Les pressions sont fortes en faveur d’une nouvelle dénomination des rues et artères des villes sénégalaises. Une nouvelle dénomination qui mettrait à l’honneur les héros et grands hommes du pays à la place des colons. Le Grand Serigne de Dakar dit oui, mais le dignitaire lébou est aussi d’avis que certains vestiges méritent d’être conservés. «Il faut laisser aux villes leurs âmes», dit-il.

Depuis l’assassinat de George Floyd, ce Noir américain victime d’un policier blanc aux Etats Unis, les revendications des mouvements sur l’identité noire ont pris une nouvelle tournure.
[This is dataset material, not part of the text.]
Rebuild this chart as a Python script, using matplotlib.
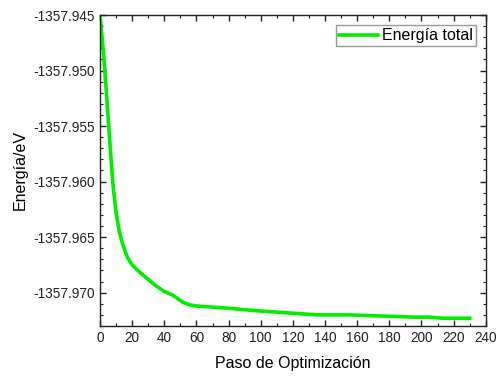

Au Sénégal, si certains réclament le déboulonnement de la statue de Faidherbe, d’autres militent en faveur d’une «débaptisation» des rues portant le nom de colons ou de racistes. Au Sénégal, ces revendications sont devenues plus audibles et concernent essentiellement les anciennes «4 communes», statut que le colonisateur avait accordé en leur temps aux villes de Dakar, Rufisque, Gorée et Saint-Louis. Dans ces citées à l’empreinte coloniale très forte, les rues portent encore des noms de colons au grand déplaisir des défenseurs de la fierté nationale. Invité ce dimanche du «Grand jury» sur la Radio Futurs médias (Rfm), le Grand Serigne de Dakar, Abdoulaye Makhtar Diop, estime qu’il ne s’agit pas non plus de faire table rase du passé. Selon le Grand Serigne, certains noms méritent d’être préservés. «Il faut laisser au pays, aux villes leurs âmes, quelle que soit la manière dont cette histoire a été faite parce que si vous débaptisez tout, quand on dira à mon petit-fils en quelle année Dakar a été commune, 1887, il l’ignore. En quelle année a été signé à Dakar le contrat entre Protet et le Djaraf Mbor Ndoye, 1857, il ne sait pas. Le Général De Gaulle, quand il est venu à Dakar, il est passé par la Corniche qui a été ouverte entre 1955 et 1956. Il faut essayer de concilier les choses, voire quelle part d’histoire n’agresse pas notre personnalité, notre dignité et nous projette dans le futur.» Abdoulaye Makhtar Diop n’est ainsi pas d’accord avec le changement du nom du boulevard Pinet Laprade qui a dessiné la capitale, devenu Boulevard Djily Mbaye.
Malgré tout, le Grand Serigne de Dakar s’est dit favorable à une rebaptisation des rues. Mais le dignitaire lébou pose tout de même certains garde-fous. «Je suis d’accord qu’on rebaptise, mais là où il y aura un problème, c’est quand il faudra rebaptiser», souligne le Grand Serigne qui refuse que cette opération se fasse n’importe comment. «Il ne faut que quelqu’un, parce qu’il est ministre, prenne le nom de son grand père qui n’a rien fait pour le donner à une rue», estime l’honorable député au micro de Babacar Fall.

«Sandaga est dangereux»
C’est la deuxième fois que le marché Sandaga échappe à la dernière minute à une démolition. L’année dernière encore, les autorités avaient pris prétexte de la Tabaski pour reporter cette démolition à laquelle certains s’opposent. Mais pour le Grand Serigne de Dakar, c’est sans appel. «Le marché est dangereux et quel que soit le délai, il faut refaire le marché Sandaga. C’est ça qui est honnête et juste», indique Abdoulaye Makhtar Diop. Quant à l’architecture qu’il faudrait donner au nouvel édifice qui sera érigé, le haut dignitaire estime qu’il doit rester à l’identique comme l’architecture de la Gare de Dakar a été conservée. Dans la capitale, les principaux édifices administratifs sont un héritage colonial. C’est le cas du palais de la République, du ministère des Affaires étrangères, de la Chambre de commerce, entre autres. Vouloir se départir de cet héritage au point de changer l’architecture des bâtiments, n’est pas souhaitable, selon le Grand Serigne. «On ne s’en sortirait pas», dit-il.